GenBank release 227.0 (8/13/2018) has 208,831,050 traditional records including non-bulk-oriented TSA) containing 260,806,936,411 base pairs of sequence data. There are also 665,309,765 WGS records containing 3,204,855,013,281 base pairs of sequence data, 249,295,386 bulk-oriented TSA records containing 225,520,004,678 base pairs of sequence data, and 15,822,538 bulk-oriented TLS records containing 6,077,824,493 base pairs of sequence data.
By the end of 2018, GenBank and other INSDC members will expand the accession formats used for sequencing projects. We have assigned almost all the possible accession numbers using the current, shorter formats. Using these longer formats will allow us to expand accession ranges and give us greater capacity.
The expanded format for Whole Genome Shotgun (WGS), Transcriptome Shotgun Assembly (TSA), and Targeted Locus Study (TLS) sequencing projects will use a six-letter Project Code prefix and a two-digit Assembly-Version number followed by 7, 8, or 9 digits (for example, AAAAAA020000001).
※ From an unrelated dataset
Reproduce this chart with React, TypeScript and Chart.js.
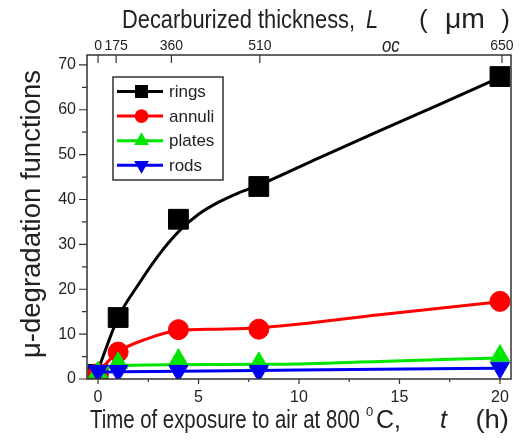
import React, { useEffect, useRef } from 'react';
import { Chart, registerables } from 'chart.js';

Chart.register(...registerables);

// ---- data ----
const times = [0, 1, 4, 8, 20];
const rings = [1.0, 13.7, 35.6, 42.9, 67.4];
const annuli = [1.2, 6.0, 11.0, 11.1, 17.3];
const plates = [1.5, 3.6, 4.3, 3.6, 5.2];
const rods = [1.8, 1.8, 1.8, 1.8, 2.5];

// fitted curves (as drawn in the reference)
const ringsFitT = [0, 1, 2, 3, 4, 5, 6, 7, 8, 11, 14, 17, 20];
const ringsFitY = [2.0, 13.7, 21.0, 27.5, 32.8, 36.7, 39.4, 41.5, 43.2, 49.3, 55.3, 61.2, 67.2];
const annuliFitT = [0, 1, 2.4, 4, 6, 8, 14, 20];
const annuliFitY = [1.5, 6.0, 8.9, 10.8, 11.1, 11.4, 14.3, 17.2];
const platesFitT = [0, 0.5, 1, 4, 9, 14, 20];
const platesFitY = [1.2, 2.6, 3.0, 3.2, 3.3, 3.9, 4.7];
const rodsFitT = [0, 1, 4, 8, 14, 20];
const rodsFitY = [1.5, 1.6, 1.7, 1.9, 2.2, 2.4];

const seriesLabels = ['rings', 'annuli', 'plates', 'rods'];

// axes
const xTickValues = [0, 2.5, 5, 7.5, 10, 12.5, 15, 17.5, 20];
const yTickValues = [0, 5, 10, 15, 20, 25, 30, 35, 40, 45, 50, 55, 60, 65, 70];
const topTickPositions = [0, 0.9, 3.65, 8.05, 20.1];
const topTickLabels = ['0', '175', '360', '510', '650'];

// ---- styles ----
const FONT = '"Liberation Sans", Arial, Helvetica, sans-serif';
const colors = ['#000000', '#ff0000', '#00e600', '#0000f0'];
const pointStyles = ['rect', 'circle', 'triangle', 'triangle'];
const pointRotations = [0, 0, 0, 180];
const pointRadii = [14, 10, 11, 11];
const legendRadii = [9.2, 6.8, 8.5, 8.5];

function toPoints(xs: number[], ys: number[]) {
  return xs.map((x, i) => ({ x, y: ys[i] }));
}

function drawMarker(ctx: CanvasRenderingContext2D, style: string, rot: number, r: number, x: number, y: number) {
  ctx.beginPath();
  if (style === 'rect') {
    const s = r * Math.SQRT1_2;
    ctx.rect(x - s, y - s, 2 * s, 2 * s);
  } else if (style === 'circle') {
    ctx.arc(x, y, r, 0, Math.PI * 2);
  } else {
    const dir = rot === 180 ? -1 : 1;
    const a0 = -Math.PI / 2;
    for (let k = 0; k < 3; k++) {
      const a = a0 + (k * 2 * Math.PI) / 3;
      const px = x + Math.cos(a) * r;
      const py = y + Math.sin(a) * r * dir;
      if (k === 0) ctx.moveTo(px, py);
      else ctx.lineTo(px, py);
    }
    ctx.closePath();
  }
  ctx.fill();
}

// draws text horizontally scaled; returns drawn width
function txt(ctx: CanvasRenderingContext2D, s: string, x: number, y: number, font: string, sx = 1, align: CanvasTextAlign = 'left') {
  ctx.save();
  ctx.font = font;
  ctx.textAlign = align;
  ctx.translate(x, y);
  ctx.scale(sx, 1);
  ctx.fillText(s, 0, 0);
  const w = ctx.measureText(s).width * sx;
  ctx.restore();
  return w;
}

const decorPlugin = {
  id: 'decor',
  afterDatasetsDraw(chart: any) {
    const { ctx, chartArea: a, scales } = chart;
    const sx = scales.x, sy = scales.y, sx2 = scales.x2;
    ctx.save();
    // frame
    ctx.strokeStyle = '#333';
    ctx.lineWidth = 1.5;
    ctx.strokeRect(a.left, a.top, a.right - a.left, a.bottom - a.top);
    // tick marks
    ctx.lineWidth = 1.2;
    ctx.beginPath();
    xTickValues.forEach((v) => {
      const px = sx.getPixelForValue(v);
      const len = v % 5 === 0 ? 5 : 3;
      ctx.moveTo(px, a.bottom);
      ctx.lineTo(px, a.bottom + len);
    });
    yTickValues.forEach((v) => {
      const py = sy.getPixelForValue(v);
      const len = v % 10 === 0 ? 8 : 5;
      ctx.moveTo(a.left, py);
      ctx.lineTo(a.left - len, py);
    });
    topTickPositions.forEach((v) => {
      const px = sx2.getPixelForValue(v);
      ctx.moveTo(px, a.top);
      ctx.lineTo(px, a.top + 8);
    });
    ctx.stroke();

    // legend
    const lx = a.left + 26, ly = a.top + 22, lw = 110, lh = 103;
    ctx.fillStyle = '#fff';
    ctx.fillRect(lx, ly, lw, lh);
    ctx.strokeStyle = '#333';
    ctx.lineWidth = 1.5;
    ctx.strokeRect(lx, ly, lw, lh);
    ctx.font = `17px ${FONT}`;
    ctx.textBaseline = 'middle';
    ctx.textAlign = 'left';
    seriesLabels.forEach((lab, i) => {
      const yy = ly + 14.5 + i * 24.6;
      ctx.strokeStyle = colors[i];
      ctx.fillStyle = colors[i];
      ctx.lineWidth = 3;
      ctx.beginPath();
      ctx.moveTo(lx + 4, yy);
      ctx.lineTo(lx + 50, yy);
      ctx.stroke();
      drawMarker(ctx, pointStyles[i], pointRotations[i], legendRadii[i], lx + 28.5, yy);
      ctx.fillStyle = '#222';
      ctx.fillText(lab, lx + 56, yy + 1);
    });

    // titles
    ctx.fillStyle = '#222';
    ctx.textBaseline = 'alphabetic';
    // top title
    const topY = 28;
    const NS = 0.84;
    txt(ctx, 'Decarburized thickness,', 122, topY, `26px ${FONT}`, NS);
    txt(ctx, 'L', 366, topY, `italic 26px ${FONT}`, NS);
    txt(ctx, 'oc', 382, topY + 24, `italic 20px ${FONT}`, NS);
    txt(ctx, '(', 419, topY, `26px ${FONT}`, 1);
    txt(ctx, '\u03bcm', 465, topY, `27px ${FONT}`, 1.05, 'center');
    txt(ctx, ')', 510, topY, `26px ${FONT}`, 1, 'right');

    // bottom title
    const botY = 428;
    txt(ctx, 'Time of exposure to air at 800', 90, botY, `25px ${FONT}`, 0.815);
    txt(ctx, '0', 366, botY - 12, `13px ${FONT}`, 1);
    txt(ctx, 'C,', 376, botY, `25px ${FONT}`, 1);
    txt(ctx, 't', 440, botY, `italic 25px ${FONT}`, 1);
    txt(ctx, '(h)', 509, botY, `25px ${FONT}`, 1.1, 'right');

    // y title
    ctx.save();
    ctx.translate(40, 214);
    ctx.rotate(-Math.PI / 2);
    txt(ctx, '\u03bc-degradation functions', 0, 0, `27.5px ${FONT}`, 1, 'center');
    ctx.restore();

    ctx.restore();
  },
};

export default function App() {
  const ref = useRef<HTMLCanvasElement | null>(null);
  useEffect(() => {
    if (!ref.current) return;
    const fits = [
      toPoints(ringsFitT, ringsFitY),
      toPoints(annuliFitT, annuliFitY),
      toPoints(platesFitT, platesFitY),
      toPoints(rodsFitT, rodsFitY),
    ];
    const marks = [rings, annuli, plates, rods].map((vals) => toPoints(times, vals));
    const datasets: any[] = [];
    seriesLabels.forEach((lab, i) => {
      datasets.push({
        label: lab + ' fit',
        data: fits[i],
        borderColor: colors[i],
        borderWidth: 3,
        pointRadius: 0,
        showLine: true,
        fill: false,
        cubicInterpolationMode: 'monotone',
        clip: 0,
        order: 8 - 2 * i,
      });
      datasets.push({
        label: lab,
        data: marks[i],
        showLine: false,
        pointStyle: pointStyles[i],
        pointRotation: pointRotations[i],
        pointRadius: pointRadii[i],
        pointBackgroundColor: colors[i],
        pointBorderColor: colors[i],
        pointBorderWidth: 1,
        clip: 0,
        order: 7 - 2 * i,
      });
    });

    const tickFont = { family: FONT, size: 16 };
    const chart = new Chart(ref.current, {
      type: 'scatter',
      data: { datasets },
      plugins: [decorPlugin],
      options: {
        animation: false,
        responsive: false,
        events: [],
        layout: { padding: { left: 0, right: 11, top: 0, bottom: 0 } },
        plugins: { legend: { display: false }, tooltip: { enabled: false } },
        scales: {
          x: {
            type: 'linear',
            position: 'bottom',
            min: -0.55,
            max: 20.55,
            grid: { display: false, drawTicks: false },
            border: { display: false },
            afterBuildTicks: (s: any) => {
              s.ticks = xTickValues.map((v) => ({ value: v }));
            },
            afterFit: (s: any) => {
              s.height = 65;
            },
            ticks: {
              autoSkip: false,
              maxRotation: 0,
              padding: 9,
              color: '#222',
              font: tickFont,
              callback: (v: any) => (Number(v) % 5 === 0 ? String(v) : ''),
            },
          },
          x2: {
            type: 'linear',
            position: 'top',
            min: -0.55,
            max: 20.55,
            grid: { display: false, drawTicks: false },
            border: { display: false },
            afterBuildTicks: (s: any) => {
              s.ticks = topTickPositions.map((v) => ({ value: v }));
            },
            afterFit: (s: any) => {
              s.height = 55;
            },
            ticks: {
              autoSkip: false,
              maxRotation: 0,
              padding: 0,
              color: '#222',
              font: { family: FONT, size: 14 },
              callback: (_v: any, i: number) => topTickLabels[i],
            },
          },
          y: {
            type: 'linear',
            position: 'left',
            min: 0,
            max: 72.2,
            grid: { display: false, drawTicks: false },
            border: { display: false },
            afterBuildTicks: (s: any) => {
              s.ticks = yTickValues.map((v) => ({ value: v }));
            },
            afterFit: (s: any) => {
              s.width = 87;
            },
            ticks: {
              autoSkip: false,
              padding: 11,
              color: '#222',
              font: tickFont,
              callback: (v: any) => (Number(v) % 10 === 0 ? String(v) : ''),
            },
          },
        },
      },
    } as any);
    return () => chart.destroy();
  }, []);

  return (
    <div style={{ position: 'fixed', left: 0, top: 0, width: 526, height: 444, background: '#fff' }}>
      <canvas ref={ref} width={526} height={444} style={{ width: 526, height: 444, display: 'block' }} />
    </div>
  );
}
Non-WGS/TLS/TSA nucleotide sequences currently use a “2+6” format, two-letter prefix followed by six digits. This format will be expanded to eight digits.
Protein sequences currently use a “3+5” accession format. By the end of 2018, this format will use seven digits.
You will need to adjust any processing methods to accommodate these new identifier formats. Please write to the helpdesk with any questions about the new formats.